Data extract -

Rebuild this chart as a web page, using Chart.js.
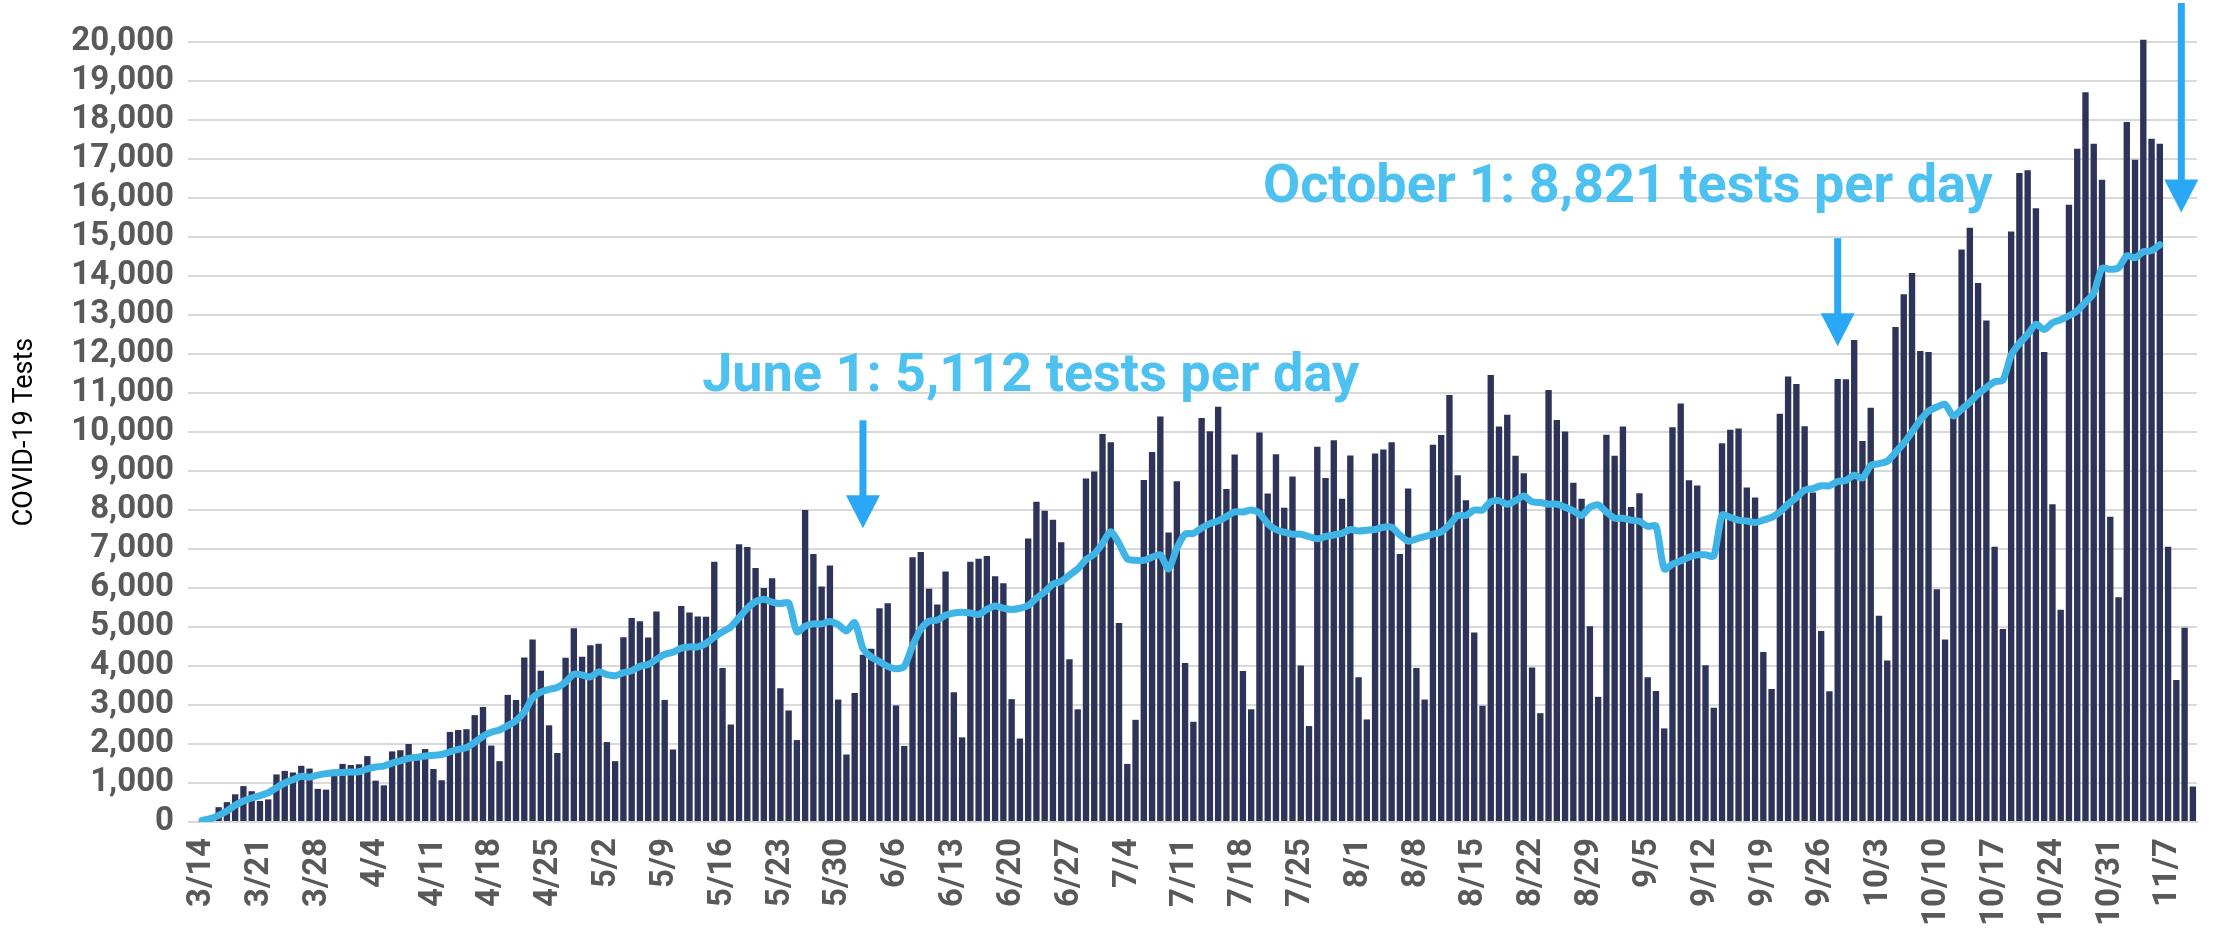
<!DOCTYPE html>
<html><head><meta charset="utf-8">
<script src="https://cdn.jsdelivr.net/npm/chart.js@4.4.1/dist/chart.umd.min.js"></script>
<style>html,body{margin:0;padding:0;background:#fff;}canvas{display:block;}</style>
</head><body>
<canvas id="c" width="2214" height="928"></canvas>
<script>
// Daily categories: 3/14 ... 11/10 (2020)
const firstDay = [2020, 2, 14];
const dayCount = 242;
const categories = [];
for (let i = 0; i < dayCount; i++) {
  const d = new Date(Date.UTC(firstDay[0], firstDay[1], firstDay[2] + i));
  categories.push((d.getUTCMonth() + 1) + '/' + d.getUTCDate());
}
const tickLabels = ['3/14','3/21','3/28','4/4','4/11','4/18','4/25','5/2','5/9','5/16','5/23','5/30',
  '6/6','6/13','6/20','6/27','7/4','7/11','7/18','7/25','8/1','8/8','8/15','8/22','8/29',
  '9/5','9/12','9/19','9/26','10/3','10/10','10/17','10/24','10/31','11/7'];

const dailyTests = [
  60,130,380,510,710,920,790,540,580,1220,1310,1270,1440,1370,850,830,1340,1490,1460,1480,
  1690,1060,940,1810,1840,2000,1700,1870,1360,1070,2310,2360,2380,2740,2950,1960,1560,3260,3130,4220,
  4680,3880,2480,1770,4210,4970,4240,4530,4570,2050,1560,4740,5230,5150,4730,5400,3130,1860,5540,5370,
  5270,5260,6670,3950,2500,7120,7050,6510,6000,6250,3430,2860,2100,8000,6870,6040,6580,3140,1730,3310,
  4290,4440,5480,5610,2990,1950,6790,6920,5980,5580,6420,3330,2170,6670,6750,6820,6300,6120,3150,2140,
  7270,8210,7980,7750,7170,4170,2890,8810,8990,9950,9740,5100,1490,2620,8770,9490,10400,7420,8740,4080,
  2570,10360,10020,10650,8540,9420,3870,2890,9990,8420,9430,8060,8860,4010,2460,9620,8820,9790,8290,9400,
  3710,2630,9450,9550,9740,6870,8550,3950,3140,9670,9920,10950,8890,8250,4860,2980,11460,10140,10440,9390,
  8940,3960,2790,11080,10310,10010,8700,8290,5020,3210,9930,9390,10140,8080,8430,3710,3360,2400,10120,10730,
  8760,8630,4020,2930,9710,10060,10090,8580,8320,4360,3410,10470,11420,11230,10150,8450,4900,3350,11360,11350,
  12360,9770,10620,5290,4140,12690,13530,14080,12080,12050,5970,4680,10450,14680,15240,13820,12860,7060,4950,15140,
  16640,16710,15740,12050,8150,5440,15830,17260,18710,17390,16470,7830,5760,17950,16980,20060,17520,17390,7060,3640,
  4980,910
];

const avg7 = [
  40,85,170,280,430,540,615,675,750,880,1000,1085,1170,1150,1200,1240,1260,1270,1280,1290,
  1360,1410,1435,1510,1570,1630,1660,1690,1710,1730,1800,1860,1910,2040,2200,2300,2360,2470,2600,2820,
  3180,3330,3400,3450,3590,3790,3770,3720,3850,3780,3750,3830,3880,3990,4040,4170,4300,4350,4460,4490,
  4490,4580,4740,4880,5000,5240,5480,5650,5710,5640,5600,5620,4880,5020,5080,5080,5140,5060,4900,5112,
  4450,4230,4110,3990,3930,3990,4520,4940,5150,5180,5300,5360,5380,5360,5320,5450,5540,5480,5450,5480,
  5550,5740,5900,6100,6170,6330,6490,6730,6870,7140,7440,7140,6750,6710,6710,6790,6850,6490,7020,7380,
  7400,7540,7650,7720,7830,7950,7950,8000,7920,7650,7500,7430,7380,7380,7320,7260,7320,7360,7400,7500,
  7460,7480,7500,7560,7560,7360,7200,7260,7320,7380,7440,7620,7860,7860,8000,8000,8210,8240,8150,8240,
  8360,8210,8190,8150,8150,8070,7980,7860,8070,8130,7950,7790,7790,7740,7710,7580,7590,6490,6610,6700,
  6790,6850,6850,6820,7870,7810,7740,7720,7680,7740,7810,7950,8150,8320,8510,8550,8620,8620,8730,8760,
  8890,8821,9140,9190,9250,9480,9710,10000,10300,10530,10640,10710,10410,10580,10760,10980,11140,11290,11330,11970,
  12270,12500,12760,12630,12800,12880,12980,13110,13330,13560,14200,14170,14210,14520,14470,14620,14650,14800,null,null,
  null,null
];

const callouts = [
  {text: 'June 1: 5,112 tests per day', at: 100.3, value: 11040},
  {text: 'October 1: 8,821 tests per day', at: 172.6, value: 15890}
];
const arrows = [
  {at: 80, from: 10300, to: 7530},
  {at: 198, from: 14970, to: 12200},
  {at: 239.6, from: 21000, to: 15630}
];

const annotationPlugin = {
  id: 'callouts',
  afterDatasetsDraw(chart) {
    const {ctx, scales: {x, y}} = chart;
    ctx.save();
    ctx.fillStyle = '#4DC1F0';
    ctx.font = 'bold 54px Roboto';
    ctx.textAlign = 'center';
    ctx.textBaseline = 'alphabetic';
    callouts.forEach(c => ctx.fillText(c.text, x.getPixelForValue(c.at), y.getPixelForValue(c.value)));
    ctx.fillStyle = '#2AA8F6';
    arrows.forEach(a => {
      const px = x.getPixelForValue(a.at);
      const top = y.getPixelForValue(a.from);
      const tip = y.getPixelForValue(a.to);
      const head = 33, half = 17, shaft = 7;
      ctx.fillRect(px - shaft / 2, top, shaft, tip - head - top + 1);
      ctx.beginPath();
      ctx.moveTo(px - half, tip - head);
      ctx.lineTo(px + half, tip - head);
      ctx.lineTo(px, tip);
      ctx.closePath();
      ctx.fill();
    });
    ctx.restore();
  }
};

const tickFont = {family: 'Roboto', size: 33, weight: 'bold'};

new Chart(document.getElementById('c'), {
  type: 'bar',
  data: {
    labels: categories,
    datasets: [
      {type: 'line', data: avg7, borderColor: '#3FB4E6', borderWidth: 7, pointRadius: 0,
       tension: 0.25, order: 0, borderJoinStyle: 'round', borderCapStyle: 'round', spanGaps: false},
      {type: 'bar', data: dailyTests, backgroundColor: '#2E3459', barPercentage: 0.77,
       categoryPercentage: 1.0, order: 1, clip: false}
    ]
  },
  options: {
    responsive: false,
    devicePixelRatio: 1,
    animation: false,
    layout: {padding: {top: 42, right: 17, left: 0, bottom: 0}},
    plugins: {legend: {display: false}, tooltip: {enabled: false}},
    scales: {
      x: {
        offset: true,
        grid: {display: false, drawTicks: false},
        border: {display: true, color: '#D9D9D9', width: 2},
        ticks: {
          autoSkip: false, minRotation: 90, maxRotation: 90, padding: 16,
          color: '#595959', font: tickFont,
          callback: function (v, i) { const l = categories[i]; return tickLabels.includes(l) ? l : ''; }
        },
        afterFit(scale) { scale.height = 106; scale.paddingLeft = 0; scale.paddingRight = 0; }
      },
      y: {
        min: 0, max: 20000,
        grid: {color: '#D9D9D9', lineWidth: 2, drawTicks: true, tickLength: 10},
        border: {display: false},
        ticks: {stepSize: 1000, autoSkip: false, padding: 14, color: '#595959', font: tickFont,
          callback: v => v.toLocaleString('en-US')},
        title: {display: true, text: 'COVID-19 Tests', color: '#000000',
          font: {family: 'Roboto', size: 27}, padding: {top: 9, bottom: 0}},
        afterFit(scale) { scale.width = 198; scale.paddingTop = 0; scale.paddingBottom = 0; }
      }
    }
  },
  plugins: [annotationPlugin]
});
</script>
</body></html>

Your task -
Take the listing above and print it exactly, apart from the pictures.

Finished exercise -
Rebuild this chart as a web page, using Chart.js.
<!DOCTYPE html>
<html><head><meta charset="utf-8">
<script src="https://cdn.jsdelivr.net/npm/chart.js@4.4.1/dist/chart.umd.min.js"></script>
<style>html,body{margin:0;padding:0;background:#fff;}canvas{display:block;}</style>
</head><body>
<canvas id="c" width="2214" height="928"></canvas>
<script>
// Daily categories: 3/14 ... 11/10 (2020)
const firstDay = [2020, 2, 14];
const dayCount = 242;
const categories = [];
for (let i = 0; i < dayCount; i++) {
  const d = new Date(Date.UTC(firstDay[0], firstDay[1], firstDay[2] + i));
  categories.push((d.getUTCMonth() + 1) + '/' + d.getUTCDate());
}
const tickLabels = ['3/14','3/21','3/28','4/4','4/11','4/18','4/25','5/2','5/9','5/16','5/23','5/30',
  '6/6','6/13','6/20','6/27','7/4','7/11','7/18','7/25','8/1','8/8','8/15','8/22','8/29',
  '9/5','9/12','9/19','9/26','10/3','10/10','10/17','10/24','10/31','11/7'];

const dailyTests = [
  60,130,380,510,710,920,790,540,580,1220,1310,1270,1440,1370,850,830,1340,1490,1460,1480,
  1690,1060,940,1810,1840,2000,1700,1870,1360,1070,2310,2360,2380,2740,2950,1960,1560,3260,3130,4220,
  4680,3880,2480,1770,4210,4970,4240,4530,4570,2050,1560,4740,5230,5150,4730,5400,3130,1860,5540,5370,
  5270,5260,6670,3950,2500,7120,7050,6510,6000,6250,3430,2860,2100,8000,6870,6040,6580,3140,1730,3310,
  4290,4440,5480,5610,2990,1950,6790,6920,5980,5580,6420,3330,2170,6670,6750,6820,6300,6120,3150,2140,
  7270,8210,7980,7750,7170,4170,2890,8810,8990,9950,9740,5100,1490,2620,8770,9490,10400,7420,8740,4080,
  2570,10360,10020,10650,8540,9420,3870,2890,9990,8420,9430,8060,8860,4010,2460,9620,8820,9790,8290,9400,
  3710,2630,9450,9550,9740,6870,8550,3950,3140,9670,9920,10950,8890,8250,4860,2980,11460,10140,10440,9390,
  8940,3960,2790,11080,10310,10010,8700,8290,5020,3210,9930,9390,10140,8080,8430,3710,3360,2400,10120,10730,
  8760,8630,4020,2930,9710,10060,10090,8580,8320,4360,3410,10470,11420,11230,10150,8450,4900,3350,11360,11350,
  12360,9770,10620,5290,4140,12690,13530,14080,12080,12050,5970,4680,10450,14680,15240,13820,12860,7060,4950,15140,
  16640,16710,15740,12050,8150,5440,15830,17260,18710,17390,16470,7830,5760,17950,16980,20060,17520,17390,7060,3640,
  4980,910
];

const avg7 = [
  40,85,170,280,430,540,615,675,750,880,1000,1085,1170,1150,1200,1240,1260,1270,1280,1290,
  1360,1410,1435,1510,1570,1630,1660,1690,1710,1730,1800,1860,1910,2040,2200,2300,2360,2470,2600,2820,
  3180,3330,3400,3450,3590,3790,3770,3720,3850,3780,3750,3830,3880,3990,4040,4170,4300,4350,4460,4490,
  4490,4580,4740,4880,5000,5240,5480,5650,5710,5640,5600,5620,4880,5020,5080,5080,5140,5060,4900,5112,
  4450,4230,4110,3990,3930,3990,4520,4940,5150,5180,5300,5360,5380,5360,5320,5450,5540,5480,5450,5480,
  5550,5740,5900,6100,6170,6330,6490,6730,6870,7140,7440,7140,6750,6710,6710,6790,6850,6490,7020,7380,
  7400,7540,7650,7720,7830,7950,7950,8000,7920,7650,7500,7430,7380,7380,7320,7260,7320,7360,7400,7500,
  7460,7480,7500,7560,7560,7360,7200,7260,7320,7380,7440,7620,7860,7860,8000,8000,8210,8240,8150,8240,
  8360,8210,8190,8150,8150,8070,7980,7860,8070,8130,7950,7790,7790,7740,7710,7580,7590,6490,6610,6700,
  6790,6850,6850,6820,7870,7810,7740,7720,7680,7740,7810,7950,8150,8320,8510,8550,8620,8620,8730,8760,
  8890,8821,9140,9190,9250,9480,9710,10000,10300,10530,10640,10710,10410,10580,10760,10980,11140,11290,11330,11970,
  12270,12500,12760,12630,12800,12880,12980,13110,13330,13560,14200,14170,14210,14520,14470,14620,14650,14800,null,null,
  null,null
];

const callouts = [
  {text: 'June 1: 5,112 tests per day', at: 100.3, value: 11040},
  {text: 'October 1: 8,821 tests per day', at: 172.6, value: 15890}
];
const arrows = [
  {at: 80, from: 10300, to: 7530},
  {at: 198, from: 14970, to: 12200},
  {at: 239.6, from: 21000, to: 15630}
];

const annotationPlugin = {
  id: 'callouts',
  afterDatasetsDraw(chart) {
    const {ctx, scales: {x, y}} = chart;
    ctx.save();
    ctx.fillStyle = '#4DC1F0';
    ctx.font = 'bold 54px Roboto';
    ctx.textAlign = 'center';
    ctx.textBaseline = 'alphabetic';
    callouts.forEach(c => ctx.fillText(c.text, x.getPixelForValue(c.at), y.getPixelForValue(c.value)));
    ctx.fillStyle = '#2AA8F6';
    arrows.forEach(a => {
      const px = x.getPixelForValue(a.at);
      const top = y.getPixelForValue(a.from);
      const tip = y.getPixelForValue(a.to);
      const head = 33, half = 17, shaft = 7;
      ctx.fillRect(px - shaft / 2, top, shaft, tip - head - top + 1);
      ctx.beginPath();
      ctx.moveTo(px - half, tip - head);
      ctx.lineTo(px + half, tip - head);
      ctx.lineTo(px, tip);
      ctx.closePath();
      ctx.fill();
    });
    ctx.restore();
  }
};

const tickFont = {family: 'Roboto', size: 33, weight: 'bold'};

new Chart(document.getElementById('c'), {
  type: 'bar',
  data: {
    labels: categories,
    datasets: [
      {type: 'line', data: avg7, borderColor: '#3FB4E6', borderWidth: 7, pointRadius: 0,
       tension: 0.25, order: 0, borderJoinStyle: 'round', borderCapStyle: 'round', spanGaps: false},
      {type: 'bar', data: dailyTests, backgroundColor: '#2E3459', barPercentage: 0.77,
       categoryPercentage: 1.0, order: 1, clip: false}
    ]
  },
  options: {
    responsive: false,
    devicePixelRatio: 1,
    animation: false,
    layout: {padding: {top: 42, right: 17, left: 0, bottom: 0}},
    plugins: {legend: {display: false}, tooltip: {enabled: false}},
    scales: {
      x: {
        offset: true,
        grid: {display: false, drawTicks: false},
        border: {display: true, color: '#D9D9D9', width: 2},
        ticks: {
          autoSkip: false, minRotation: 90, maxRotation: 90, padding: 16,
          color: '#595959', font: tickFont,
          callback: function (v, i) { const l = categories[i]; return tickLabels.includes(l) ? l : ''; }
        },
        afterFit(scale) { scale.height = 106; scale.paddingLeft = 0; scale.paddingRight = 0; }
      },
      y: {
        min: 0, max: 20000,
        grid: {color: '#D9D9D9', lineWidth: 2, drawTicks: true, tickLength: 10},
        border: {display: false},
        ticks: {stepSize: 1000, autoSkip: false, padding: 14, color: '#595959', font: tickFont,
          callback: v => v.toLocaleString('en-US')},
        title: {display: true, text: 'COVID-19 Tests', color: '#000000',
          font: {family: 'Roboto', size: 27}, padding: {top: 9, bottom: 0}},
        afterFit(scale) { scale.width = 198; scale.paddingTop = 0; scale.paddingBottom = 0; }
      }
    }
  },
  plugins: [annotationPlugin]
});
</script>
</body></html>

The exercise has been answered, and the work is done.